История зарубежной литературы второй половины ХХ века (Яценко) - страница 21

Структура в содержательном плане двухъярусна: один уровень – конкретно-исторический, другой – всеобъемлющий, метафизический. «С помощью чумы – я хочу передать обстановку удушья, от которого мы страдали, атмосферу опасности и изгнания, в которой мы жили тогда (в годы оккупации). Одновременно я хочу распространить это толкование на существование в целом» [1; 22].

В романе есть конкретная дата истории 194…, которая сразу ассоциируется с «коричневой чумой» – фашизмом. Есть множественная маркировка этого конкретного явления: массовая гибель людей, поспешное погребение свально во рвах с негашеной известью, страх «заразиться» в общении, нищета, которая страшнее смерти, – поэтому нет нужды посылать уголовников для захоронения трупов, так как есть голодные добровольцы; изгнание человека из нормы существования – полное отсутствие свободы, жизнь – тюрьма; уничтожены родственные связи, человек как самодостаточная ценность превращен в дым и пепел крематория. И самое горькое, по Камю, быстрая забывчивость всего этого ужаса, как будто его и не было, чуть только забрезжила свобода. «Жители… своей беспечностью, казалось, спокойно, вопреки всякой очевидности, отрицали, что нам довелось узнать этот свихнувшийся мир, где убийство человека так же обычно, как убийство мухи; этот четко обозначившийся разгул дикости, это рассчитанное безумие, это тюремное заключение, принесшее с собой ужасную свободу по отношению ко всему, что не было настоящим моментом, этот запах смерти, который приводил в оцепенение тех, кого он не убивал; они отрицали, наконец, что были охваченным оторопью населением, одна половина которого, сваленная в глотке печи, ежедневно вылетала на воздух жирным липким дымом, в то время как другая половина ждала своей очереди» [1; 267].

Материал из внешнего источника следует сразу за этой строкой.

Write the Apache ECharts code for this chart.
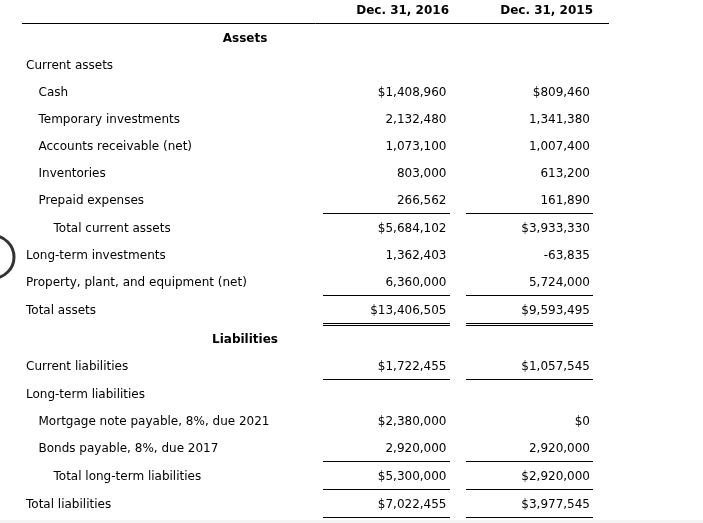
<!DOCTYPE html>
<html><head><meta charset="utf-8">
<script src="https://cdn.jsdelivr.net/npm/echarts@6/dist/echarts.min.js"></script>
<style>html,body{margin:0;padding:0;background:#fff}#c{width:703px;height:523px}</style>
</head><body><div id="c"></div>
<script>
// ---- data ----
const columnHeaders = ['Dec. 31, 2016', 'Dec. 31, 2015'];
const rowLabels = [
  'Assets',
  'Current assets',
  'Cash',
  'Temporary investments',
  'Accounts receivable (net)',
  'Inventories',
  'Prepaid expenses',
  'Total current assets',
  'Long-term investments',
  'Property, plant, and equipment (net)',
  'Total assets',
  'Liabilities',
  'Current liabilities',
  'Long-term liabilities',
  'Mortgage note payable, 8%, due 2021',
  'Bonds payable, 8%, due 2017',
  'Total long-term liabilities',
  'Total liabilities'
];
const values2016 = [null, null, 1408960, 2132480, 1073100, 803000, 266562, 5684102, 1362403, 6360000, 13406505, null, 1722455, null, 2380000, 2920000, 5300000, 7022455];
const values2015 = [null, null, 809460, 1341380, 1007400, 613200, 161890, 3933330, -63835, 5724000, 9593495, null, 1057545, null, 0, 2920000, 2920000, 3977545];

// ---- presentation (styles / layout) ----
const rowLevel = [-1, 0, 1, 1, 1, 1, 1, 2, 0, 0, 0, -1, 0, 0, 1, 1, 2, 0]; // -1 = section title
const dollarRow = [0, 0, 1, 0, 0, 0, 0, 1, 0, 0, 1, 0, 1, 0, 1, 0, 1, 1];
const ruleBelow = [0, 0, 0, 0, 0, 0, 1, 0, 0, 1, 2, 0, 1, 0, 0, 1, 1, 1]; // 1 single, 2 double
const L = {
  labelX: [26, 38.5, 53.5], sectionX: 245,
  colRight: [446.5, 590], headRight: [449, 593],
  ruleX: [[323, 450], [466, 593]], headRule: [22, 609],
  font: 'DejaVu Sans, Verdana, sans-serif', size: 12, ink: '#000'
};

// row positions in row units, header row = -1; each rule above adds a pixel-sized gap
const rowPos = [];
let extra = 1 / 27; // header rule
for (let i = 0; i < rowLabels.length; i++) {
  rowPos.push(i + extra);
  extra += ruleBelow[i] / 27;
}
const yMax = rowPos[rowPos.length - 1];

function fmt(v, dollar) {
  if (v == null) return '';
  const s = v.toLocaleString('en-US');
  return (dollar ? '$' : '') + s;
}

const chart = echarts.init(document.getElementById('c'), null, { renderer: 'canvas' });

function txt(x, y, s, align, bold) {
  return { type: 'text', style: { x: x, y: y, text: s, fill: L.ink, font: (bold ? 'bold ' : '') + L.size + 'px ' + L.font, textAlign: align, textVerticalAlign: 'middle' } };
}
function hline(x1, x2, y) {
  return { type: 'line', shape: { x1: x1, y1: y, x2: x2, y2: y }, style: { stroke: '#000', lineWidth: 1 } };
}

const seriesData = [{ value: [0, -1] }].concat(rowLabels.map((r, i) => ({ value: [0, rowPos[i]], idx: i })));

chart.setOption({
  animation: false,
  grid: { left: 0, right: 0, top: 10.5, bottom: 18.5 },
  xAxis: { type: 'value', min: 0, max: 703, show: false },
  yAxis: { type: 'value', inverse: true, min: -1, max: yMax, show: false },
  graphic: [
    { type: 'circle', shape: { cx: -7.3, cy: 257, r: 21.3 }, style: { fill: 'none', stroke: '#333', lineWidth: 3 } },
    { type: 'rect', shape: { x: 0, y: 520, width: 703, height: 3 }, style: { fill: '#f4f4f4' } }
  ],
  series: [{
    type: 'custom',
    coordinateSystem: 'cartesian2d',
    data: seriesData.map((d, k) => d.value.concat([k - 1])),
    renderItem: function (params, api) {
      const k = api.value(2);
      const y = api.coord([0, api.value(1)])[1];
      const ch = [];
      if (k < 0) {
        ch.push(txt(L.headRight[0], y, columnHeaders[0], 'right', true));
        ch.push(txt(L.headRight[1], y, columnHeaders[1], 'right', true));
        const ry = Math.round(y + 12.5) + 0.5;
        ch.push(hline(L.headRule[0], L.headRule[1], ry));
        return { type: 'group', children: ch };
      }
      const lvl = rowLevel[k];
      if (lvl < 0) {
        ch.push(txt(L.sectionX, y, rowLabels[k], 'center', true));
      } else {
        ch.push(txt(L.labelX[lvl], y, rowLabels[k], 'left', false));
      }
      ch.push(txt(L.colRight[0], y, fmt(values2016[k], dollarRow[k]), 'right', false));
      ch.push(txt(L.colRight[1], y, fmt(values2015[k], dollarRow[k]), 'right', false));
      if (ruleBelow[k]) {
        const ry = Math.round(y + 12.5) + 0.5;
        for (let c = 0; c < 2; c++) {
          ch.push(hline(L.ruleX[c][0], L.ruleX[c][1], ry));
          if (ruleBelow[k] === 2) ch.push(hline(L.ruleX[c][0], L.ruleX[c][1], ry + 2));
        }
      }
      return { type: 'group', children: ch };
    }
  }]
});
</script>
</body></html>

Этот уровень текста подчинен жанрово-хроникальным временным параметрам (по текущим дням дается начало – развитие – конец). Второй – метафизический – формирует жанр притчи: пространство лиминарное (здесь и везде), город Оран безлик, единственная примечательность – построен спиной к морю; персонажи прежде всего носители нравственной тезы, время и пространство безмерны. Реальные эпидемии чумы уходят в древние времена, война существовала всюду и всегда. А эти «неожиданности» преподают урок: жизнь – тюрьма, где смерть стоит надзирателем (привычные для Камю и экзистенциализма утверждения). Чума – вечная тайна разоблачившегося мироздания, иероглиф вселенской трагической нелепицы. Персонаж из «Чумы», спрашивая себя, что такое чума, отвечает: «Жизнь и все тут». «Чума, – как говорит Камю, – похожа на все несчастья мира и на самый мир». «Чума заставляет задуматься» – это утверждение многоаспектно реализовано в романе. Во главу угла поставлен вопрос о поведении человека при встрече со злом, о его возможностях и человеческом долге. Первое условие, выдвигаемое автором, – необходимость осознания ситуации, «диагноза» происходящему – знания точного, трезвого, без страусиных уловок что-то умолчать, что-то не видеть (как это делает трусливо администрация Орана). «Зло, существующее в мире, почти всегда результат невежества, и любая добрая воля может причинить столько же ущерба, что и злая, если эта добрая воля недостаточно просвещена… причем самым страшным пороком является неведение, считающее, что ему все ведомо, и разрешающее себе посему убивать» [1; 171].